Output all the data exactly. Pictures do not belong in the copy.

======== MATERIAL

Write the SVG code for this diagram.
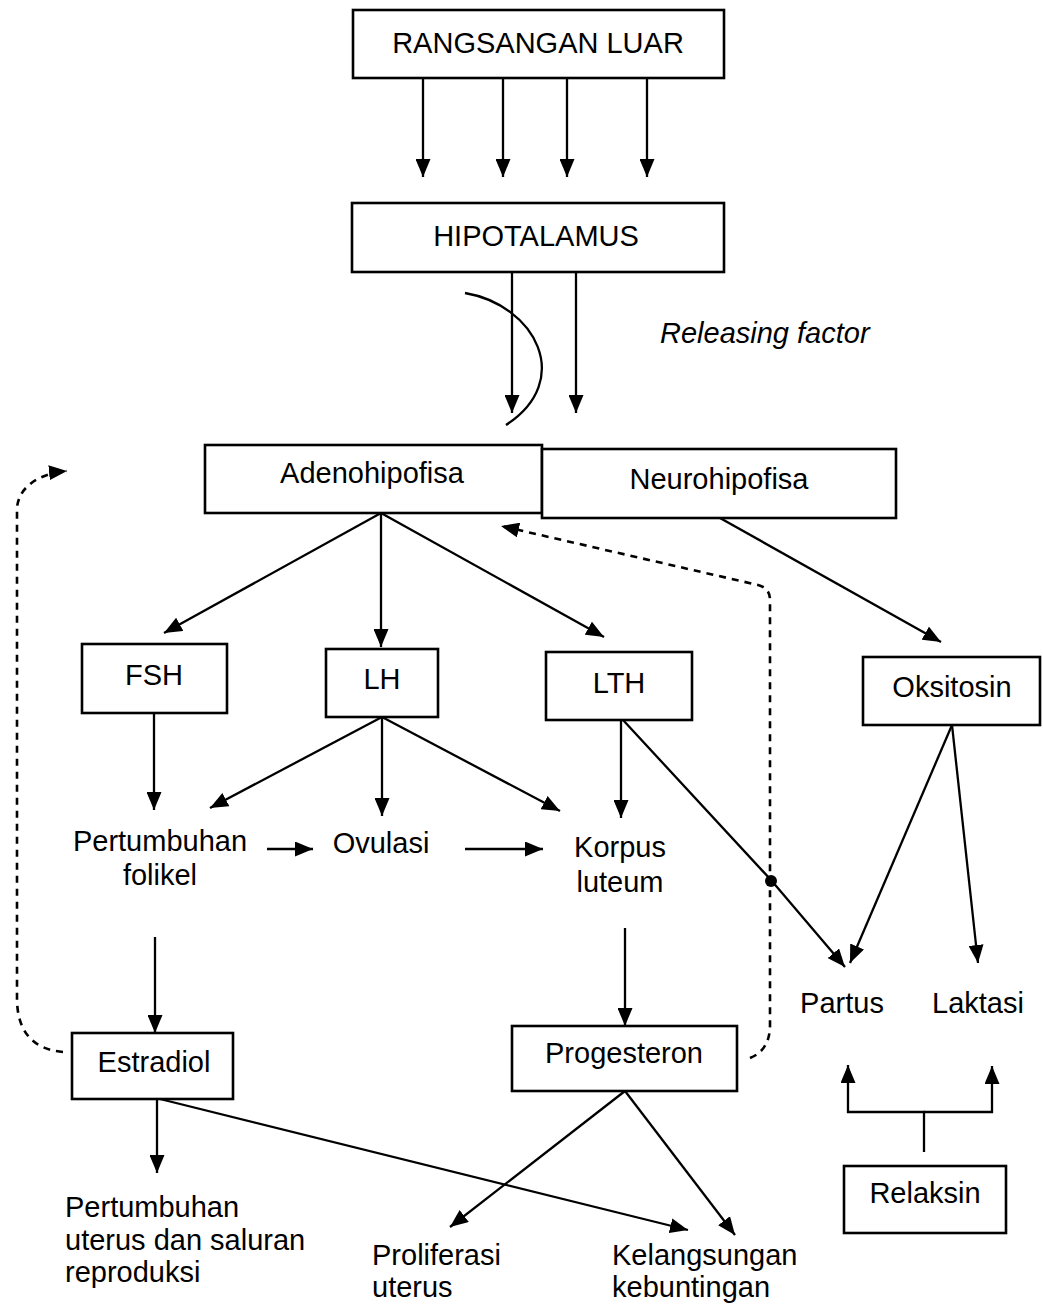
<svg xmlns="http://www.w3.org/2000/svg" width="1043" height="1310" viewBox="0 0 1043 1310">
<defs>
<marker id="ah" viewBox="0 0 18 15" refX="18" refY="7.5" markerWidth="18" markerHeight="15" markerUnits="userSpaceOnUse" orient="auto">
<path d="M0,0 L18,7.5 L0,15 z" fill="#000"/>
</marker>
<style>
.box{fill:#fff;stroke:#000;stroke-width:2.6}
.t{font-family:"Liberation Sans",Arial,sans-serif;font-size:29px;fill:#000}
.c{text-anchor:middle}
.ln{fill:none;stroke:#000;stroke-width:2.3;marker-end:url(#ah)}
.pl{fill:none;stroke:#000;stroke-width:2.3}
.ds{fill:none;stroke:#000;stroke-width:2.6;stroke-dasharray:7 6;marker-end:url(#ah)}
</style>
</defs>
<rect width="1043" height="1310" fill="#fff"/>

<g id="connectors">
<line class="ln" x1="423" y1="78" x2="423" y2="177"/>
<line class="ln" x1="503" y1="78" x2="503" y2="177"/>
<line class="ln" x1="567" y1="78" x2="567" y2="177"/>
<line class="ln" x1="647" y1="78" x2="647" y2="177"/>
<line class="ln" x1="512" y1="272" x2="512" y2="413"/>
<line class="ln" x1="576" y1="272" x2="576" y2="413"/>
<path class="pl" stroke-width="1.5" d="M465,293 C535,305 575,380 506,425"/>
<line class="ln" x1="381" y1="513" x2="164" y2="633"/>
<line class="ln" x1="381" y1="513" x2="381" y2="647"/>
<line class="ln" x1="381" y1="513" x2="604" y2="637"/>
<line class="ln" x1="720" y1="518" x2="941" y2="642"/>
<line class="ln" x1="154" y1="713" x2="154" y2="810"/>
<line class="ln" x1="382" y1="717" x2="210" y2="808"/>
<line class="ln" x1="382" y1="717" x2="382" y2="816"/>
<line class="ln" x1="382" y1="717" x2="560" y2="811"/>
<line class="ln" x1="267" y1="849" x2="313" y2="849"/>
<line class="ln" x1="465" y1="849" x2="543" y2="849"/>
<line class="ln" x1="621" y1="720" x2="621" y2="818"/>
<polyline class="ln" points="623,720 771,880 845,967"/>
<circle cx="771" cy="881" r="6" fill="#000"/>
<line class="ln" x1="952" y1="725" x2="850" y2="963"/>
<line class="ln" x1="952" y1="725" x2="978" y2="963"/>
<line class="ln" x1="155" y1="937" x2="155" y2="1033"/>
<line class="ln" x1="625" y1="928" x2="625" y2="1026"/>
<line class="ln" x1="157" y1="1099" x2="157" y2="1173"/>
<line class="ln" x1="160" y1="1099" x2="688" y2="1230"/>
<line class="ln" x1="625" y1="1091" x2="450" y2="1227"/>
<line class="ln" x1="625" y1="1091" x2="735" y2="1235"/>
<polyline class="ln" points="924,1152 924,1112 848,1112 848,1065"/>
<polyline class="ln" points="924,1112 992,1112 992,1066"/>
<path class="ds" d="M63,1052 Q18,1048 17,1000 L17,510 C17,490 35,474 67,471"/>
<path class="ds" d="M750,1058 Q770,1050 770,1025 L770,600 Q770,588 758,585 L501,526"/>
</g>

<g id="rangsangan"><rect class="box" x="353" y="10" width="371" height="68"/><text class="t c" x="538" y="53">RANGSANGAN LUAR</text></g>
<g id="hipotalamus"><rect class="box" x="352" y="203" width="372" height="69"/><text class="t c" x="536" y="246">HIPOTALAMUS</text></g>
<g id="releasing"><text class="t" x="660" y="343" font-style="italic">Releasing factor</text></g>
<g id="adenohipofisa"><rect class="box" x="205" y="445" width="337" height="68"/><text class="t c" x="372" y="483">Adenohipofisa</text></g>
<g id="neurohipofisa"><rect class="box" x="542" y="449" width="354" height="69"/><text class="t c" x="719" y="489">Neurohipofisa</text></g>
<g id="fsh"><rect class="box" x="82" y="644" width="145" height="69"/><text class="t c" x="154" y="685">FSH</text></g>
<g id="lh"><rect class="box" x="326" y="649" width="112" height="68"/><text class="t c" x="382" y="689">LH</text></g>
<g id="lth"><rect class="box" x="546" y="652" width="146" height="68"/><text class="t c" x="619" y="693">LTH</text></g>
<g id="oksitosin"><rect class="box" x="863" y="657" width="177" height="68"/><text class="t c" x="952" y="697">Oksitosin</text></g>
<g id="folikel"><text class="t c" x="160" y="851">Pertumbuhan</text><text class="t c" x="160" y="885">folikel</text></g>
<g id="ovulasi"><text class="t c" x="381" y="853">Ovulasi</text></g>
<g id="korpus"><text class="t c" x="620" y="857">Korpus</text><text class="t c" x="620" y="892">luteum</text></g>
<g id="partus"><text class="t c" x="842" y="1013">Partus</text></g>
<g id="laktasi"><text class="t c" x="978" y="1013">Laktasi</text></g>
<g id="estradiol"><rect class="box" x="72" y="1033" width="161" height="66"/><text class="t c" x="154" y="1072">Estradiol</text></g>
<g id="progesteron"><rect class="box" x="512" y="1026" width="225" height="65"/><text class="t c" x="624" y="1063">Progesteron</text></g>
<g id="relaksin"><rect class="box" x="844" y="1166" width="162" height="67"/><text class="t c" x="925" y="1203">Relaksin</text></g>
<g id="uterus"><text class="t" x="65" y="1217">Pertumbuhan</text><text class="t" x="65" y="1250">uterus dan saluran</text><text class="t" x="65" y="1282">reproduksi</text></g>
<g id="proliferasi"><text class="t" x="372" y="1265">Proliferasi</text><text class="t" x="372" y="1297">uterus</text></g>
<g id="kelangsungan"><text class="t" x="612" y="1265">Kelangsungan</text><text class="t" x="612" y="1297">kebuntingan</text></g>
</svg>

================

** SOLUTION FOR THIS TASK **
Write the SVG code for this diagram.
<svg xmlns="http://www.w3.org/2000/svg" width="1043" height="1310" viewBox="0 0 1043 1310">
<defs>
<marker id="ah" viewBox="0 0 18 15" refX="18" refY="7.5" markerWidth="18" markerHeight="15" markerUnits="userSpaceOnUse" orient="auto">
<path d="M0,0 L18,7.5 L0,15 z" fill="#000"/>
</marker>
<style>
.box{fill:#fff;stroke:#000;stroke-width:2.6}
.t{font-family:"Liberation Sans",Arial,sans-serif;font-size:29px;fill:#000}
.c{text-anchor:middle}
.ln{fill:none;stroke:#000;stroke-width:2.3;marker-end:url(#ah)}
.pl{fill:none;stroke:#000;stroke-width:2.3}
.ds{fill:none;stroke:#000;stroke-width:2.6;stroke-dasharray:7 6;marker-end:url(#ah)}
</style>
</defs>
<rect width="1043" height="1310" fill="#fff"/>

<g id="connectors">
<line class="ln" x1="423" y1="78" x2="423" y2="177"/>
<line class="ln" x1="503" y1="78" x2="503" y2="177"/>
<line class="ln" x1="567" y1="78" x2="567" y2="177"/>
<line class="ln" x1="647" y1="78" x2="647" y2="177"/>
<line class="ln" x1="512" y1="272" x2="512" y2="413"/>
<line class="ln" x1="576" y1="272" x2="576" y2="413"/>
<path class="pl" stroke-width="1.5" d="M465,293 C535,305 575,380 506,425"/>
<line class="ln" x1="381" y1="513" x2="164" y2="633"/>
<line class="ln" x1="381" y1="513" x2="381" y2="647"/>
<line class="ln" x1="381" y1="513" x2="604" y2="637"/>
<line class="ln" x1="720" y1="518" x2="941" y2="642"/>
<line class="ln" x1="154" y1="713" x2="154" y2="810"/>
<line class="ln" x1="382" y1="717" x2="210" y2="808"/>
<line class="ln" x1="382" y1="717" x2="382" y2="816"/>
<line class="ln" x1="382" y1="717" x2="560" y2="811"/>
<line class="ln" x1="267" y1="849" x2="313" y2="849"/>
<line class="ln" x1="465" y1="849" x2="543" y2="849"/>
<line class="ln" x1="621" y1="720" x2="621" y2="818"/>
<polyline class="ln" points="623,720 771,880 845,967"/>
<circle cx="771" cy="881" r="6" fill="#000"/>
<line class="ln" x1="952" y1="725" x2="850" y2="963"/>
<line class="ln" x1="952" y1="725" x2="978" y2="963"/>
<line class="ln" x1="155" y1="937" x2="155" y2="1033"/>
<line class="ln" x1="625" y1="928" x2="625" y2="1026"/>
<line class="ln" x1="157" y1="1099" x2="157" y2="1173"/>
<line class="ln" x1="160" y1="1099" x2="688" y2="1230"/>
<line class="ln" x1="625" y1="1091" x2="450" y2="1227"/>
<line class="ln" x1="625" y1="1091" x2="735" y2="1235"/>
<polyline class="ln" points="924,1152 924,1112 848,1112 848,1065"/>
<polyline class="ln" points="924,1112 992,1112 992,1066"/>
<path class="ds" d="M63,1052 Q18,1048 17,1000 L17,510 C17,490 35,474 67,471"/>
<path class="ds" d="M750,1058 Q770,1050 770,1025 L770,600 Q770,588 758,585 L501,526"/>
</g>

<g id="rangsangan"><rect class="box" x="353" y="10" width="371" height="68"/><text class="t c" x="538" y="53">RANGSANGAN LUAR</text></g>
<g id="hipotalamus"><rect class="box" x="352" y="203" width="372" height="69"/><text class="t c" x="536" y="246">HIPOTALAMUS</text></g>
<g id="releasing"><text class="t" x="660" y="343" font-style="italic">Releasing factor</text></g>
<g id="adenohipofisa"><rect class="box" x="205" y="445" width="337" height="68"/><text class="t c" x="372" y="483">Adenohipofisa</text></g>
<g id="neurohipofisa"><rect class="box" x="542" y="449" width="354" height="69"/><text class="t c" x="719" y="489">Neurohipofisa</text></g>
<g id="fsh"><rect class="box" x="82" y="644" width="145" height="69"/><text class="t c" x="154" y="685">FSH</text></g>
<g id="lh"><rect class="box" x="326" y="649" width="112" height="68"/><text class="t c" x="382" y="689">LH</text></g>
<g id="lth"><rect class="box" x="546" y="652" width="146" height="68"/><text class="t c" x="619" y="693">LTH</text></g>
<g id="oksitosin"><rect class="box" x="863" y="657" width="177" height="68"/><text class="t c" x="952" y="697">Oksitosin</text></g>
<g id="folikel"><text class="t c" x="160" y="851">Pertumbuhan</text><text class="t c" x="160" y="885">folikel</text></g>
<g id="ovulasi"><text class="t c" x="381" y="853">Ovulasi</text></g>
<g id="korpus"><text class="t c" x="620" y="857">Korpus</text><text class="t c" x="620" y="892">luteum</text></g>
<g id="partus"><text class="t c" x="842" y="1013">Partus</text></g>
<g id="laktasi"><text class="t c" x="978" y="1013">Laktasi</text></g>
<g id="estradiol"><rect class="box" x="72" y="1033" width="161" height="66"/><text class="t c" x="154" y="1072">Estradiol</text></g>
<g id="progesteron"><rect class="box" x="512" y="1026" width="225" height="65"/><text class="t c" x="624" y="1063">Progesteron</text></g>
<g id="relaksin"><rect class="box" x="844" y="1166" width="162" height="67"/><text class="t c" x="925" y="1203">Relaksin</text></g>
<g id="uterus"><text class="t" x="65" y="1217">Pertumbuhan</text><text class="t" x="65" y="1250">uterus dan saluran</text><text class="t" x="65" y="1282">reproduksi</text></g>
<g id="proliferasi"><text class="t" x="372" y="1265">Proliferasi</text><text class="t" x="372" y="1297">uterus</text></g>
<g id="kelangsungan"><text class="t" x="612" y="1265">Kelangsungan</text><text class="t" x="612" y="1297">kebuntingan</text></g>
</svg>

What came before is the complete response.